There may be other ways to interpret the arithmetic as logical operations but these two are the most useful. Which is best depends on the hardware available. For example, if the machine you are working with has a fast way to determine the parity of a word then the first method should work well. 

An implementation

To demonstrate how the idea works let's create a small C# class that implements both approaches to the random binary matrix hash. 

The code is easy enough to convert into any other language.

First we need to create the random matrix. Instead of working with a bit array it makes more sense to use an Int32 for each row of the array and assume that the input data is an int32. For simplicity we can use Int32 and just use the lower 31 bits to give a positive number range for the data.

So start a new C# project and add a new class complete with random number generator and Int32 array ready to hold the rows of the bit matrix:

class Mhash
{
 Random R = new Random();
 Int32[] hashmatrix;
 Int32 M=0;

The constructor creates the random matrix with m rows and stores m for other methods to make use of:

public Mhash(Int32 m)
{
 M=m;
 hashmatrix= new Int32[M];
 for (int i = 0; i < M; i++)
 {
   hashmatrix[i] = R.Next();
 }
}

Once the constructor is finished we can use it to create a hash object capable of taking a positive Int32 and returning an m bit hash.
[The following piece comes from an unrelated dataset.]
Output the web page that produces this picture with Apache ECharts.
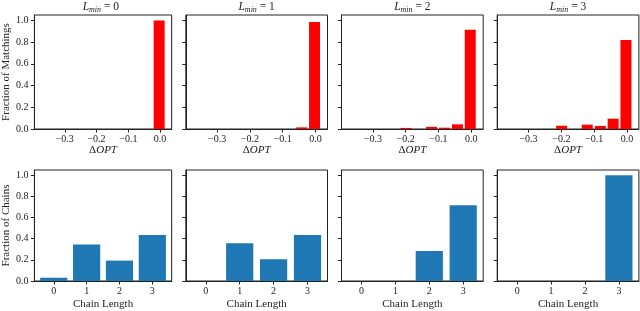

The next step is to create the method that does this job:

public Int32 Hash1(Int32 x)
{
 Int32 hash=0;
 for (int i = 0; i < M; i++)
 {
 hash=hash<<1;
 hash = hash | parity(x & hashmatrix[i]);
 }
 return hash;
}

The method takes each row of the matrix and ands it with the data. The result is then converted by the parity function into a 0, for even parity or a 1, for odd parity. Don't worry how parity works for the moment.  At the end of the routine we have an m bit hash to return.

If you want to write the method a little more compactly you could write the body of the for loop as:

for (int i = 0; i < M; i++)
{
 hash  <<= 1;
 hash |= parity(x & hashmatrix[i]);
}

Now to try it out all you have to do is:

Mhash hashobj=new Mhash(8);
Int32 h1 = hashobj.Hash1(x);

and you have an 8-bit hash for any positive Int32 you care to supply.